Extending Textiles Trade Preferences Will Help Both Haiti, US
James M. Roberts /
As a group of American apparel companies noted in a letter last month to U.S. Trade Representative Robert Lighthizer, the Caribbean Basin Trade Partnership Act expires at the end of this month.
As the letter to Lighthizer noted, Haiti is one of the biggest beneficiaries of programs operating under the act, and extending the act beyond Sept. 30 would be beneficial for both Haiti and the United States.
The Caribbean Basin Trade Partnership Act, as described in this report by the U.S. Customs and Border Protection agency, provides duty-free and quota-free access for apparel made in eligible countries, as long as the fabrics are made and cut in the United States. It builds on a larger trade preference program, the Caribbean Basin Economic Recovery Act, which has been in place since 1983 and has no expiration date.
The Haitian Hemispheric Opportunity through Partnership Encouragement Act and the Haiti Economic Lift Program Act operate in concert with the Caribbean Basin Trade Partnership Act.

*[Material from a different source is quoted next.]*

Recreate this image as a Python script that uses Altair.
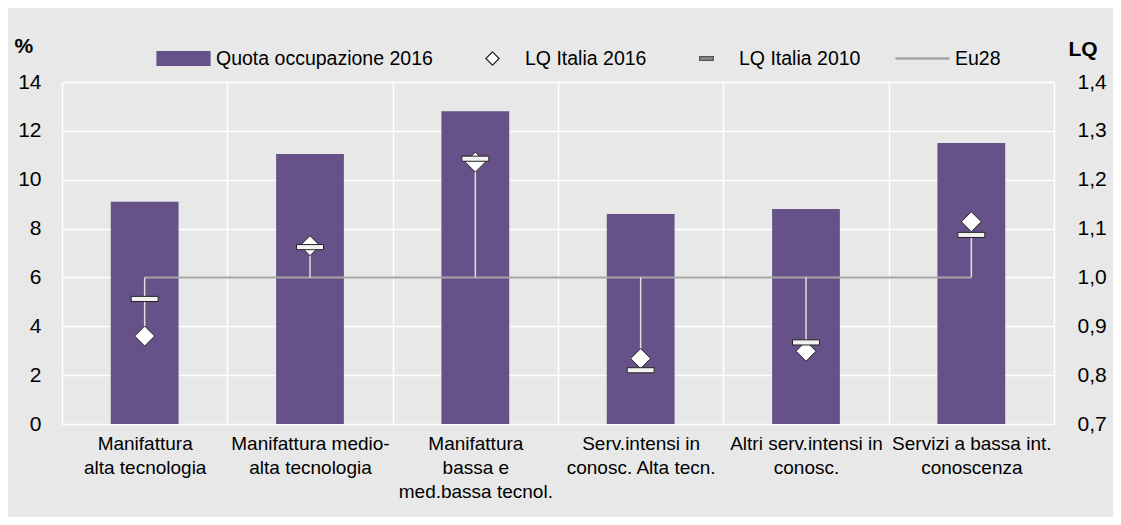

Together, the American textiles manufactured as part of the program helped make possible U.S. exports to Haiti, which totaled about $6 billion cumulatively in the years from 2014 through 2018.
They have also supported many jobs for American workers, incentivized private sector-led economic development in the region, including investment in the Haitian economy that has helped to reduce extreme poverty, and advanced other important U.S. foreign policy goals.
President George W. Bush signed the Haitian Hemispheric Opportunity through Partnership Encouragement Act into law in 2006, and the Haiti Economic Lift Program Act was passed during the administration of President Barack Obama.
According to the World Bank, Haiti’s export sector accounted for 16.9% of its gross domestic product in 2019. Statista reports that Haiti’s GDP in 2019 was $20.8 billion; so, exports represented $3.5 billion of the economy, and exports through the Haitian Hemispheric Opportunity through Partnership Encouragement Act alone accounted for more than 10% of that total.
For the 12 months ending in May, the Department of Commerce reports that U.S. companies had imported $363.7 million worth of Haitian-made products covered by the latter act.
Those products, in turn, supported textile jobs in the U.S., where the fabric is made and cut prior to export to Haiti.
Adopting policies to boost the private sector in Haiti could also help the country improve its score in the annual Heritage Foundation Index of Economic Freedom. Haiti’s economic freedom score in 2020 is 52.3, making its economy the 153rd-freest of 180 worldwide in the 2020 index. The country is ranked 27th among 32 countries in the Americas region, and its overall score is well below the regional and world averages.
Unfortunately, the Haitian economy has been sliding backwards in the index’s ranks of mostly unfree countries. Without the opportunities provided under the Caribbean Basin Trade Partnership Act and the other related programs, it risks a return to the bottom of the index, the repressed category from which Haiti only emerged in 2018.
Although Haiti also continues to benefit from infrastructure projects funded by the World Bank and the Inter-American Development Bank, only private sector-led economic growth through the production of value-added and marketable products can help the country achieve sustainable and long-term development.
Haiti is the poorest country in the Western Hemisphere. Its economic health and political stability have long been of concern to successive U.S. administrations.
Taking the relatively inexpensive step of continuing U.S. aid to Haiti’s textile sector will have benefits for both countries.